Generalized prediction models that have been developed therefore suffer from limitations, such as the need for recalibration after original models are applied to local conditions, which requires model flexibility (Altman, 1968; Collins and Green, 1982; Grice and Ingram, 2001; Sawalha and Sayed, 2006). In addition, models may be based on a known or unrealistic distributions (Chang, 2004; Sawalha and Sayed, 2006; Grun and Leisch, 2007) or uncorrelated error terms (Elyasiani et al., 2007). In practice, distributions may be unknown or the data may be serially correlated, all of which cause problems for generalized models.
Identifying generalized leading indicators can be difficult when system characteristics have their theoretical origins at the individual level and emergent properties at higher levels—for instance, in systems where organizational climate, individual and team effectiveness, and organizational learning are important.
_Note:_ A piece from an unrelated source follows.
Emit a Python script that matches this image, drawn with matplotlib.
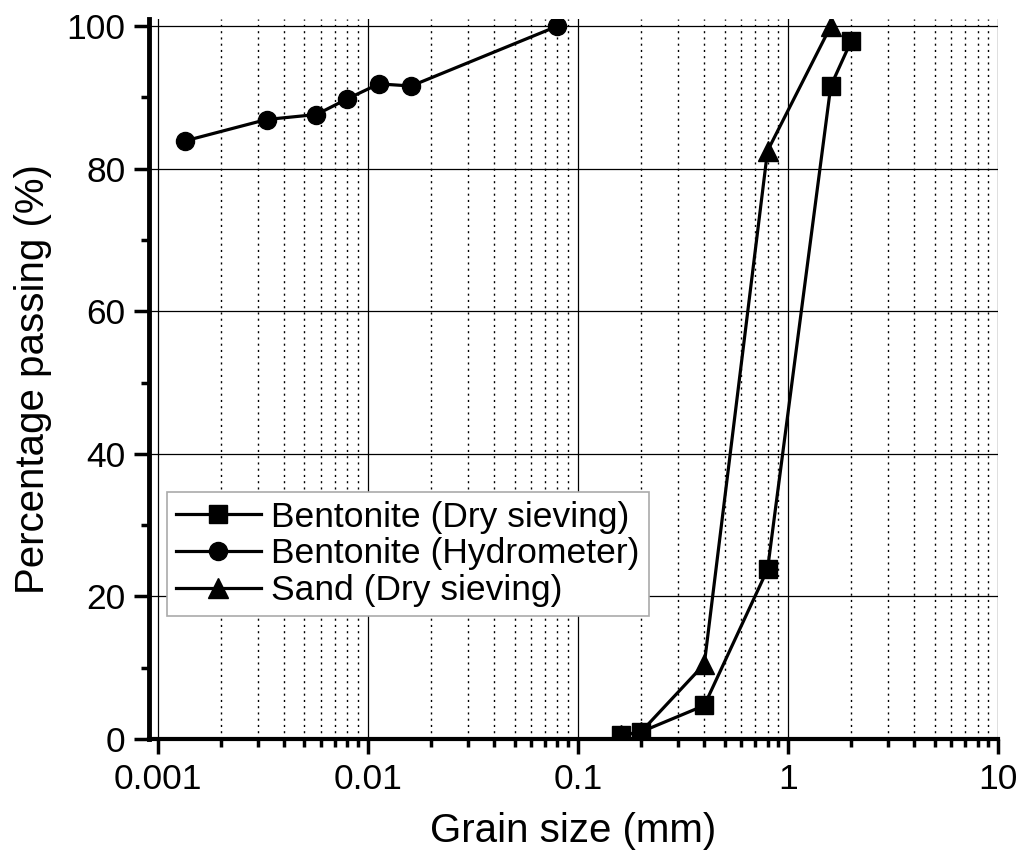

Organizational culture and climate are both individual and group level constructs—incorporate 2009 climate references, along with Klein & Kozlowski references….. Thus, leading indicators of adverse events in complex, multi-level systems of organizations often reflect the complexity of their domain and provide precursors at multiple organizational levels (House, Rousseau & Thomas-Hunt, 1995).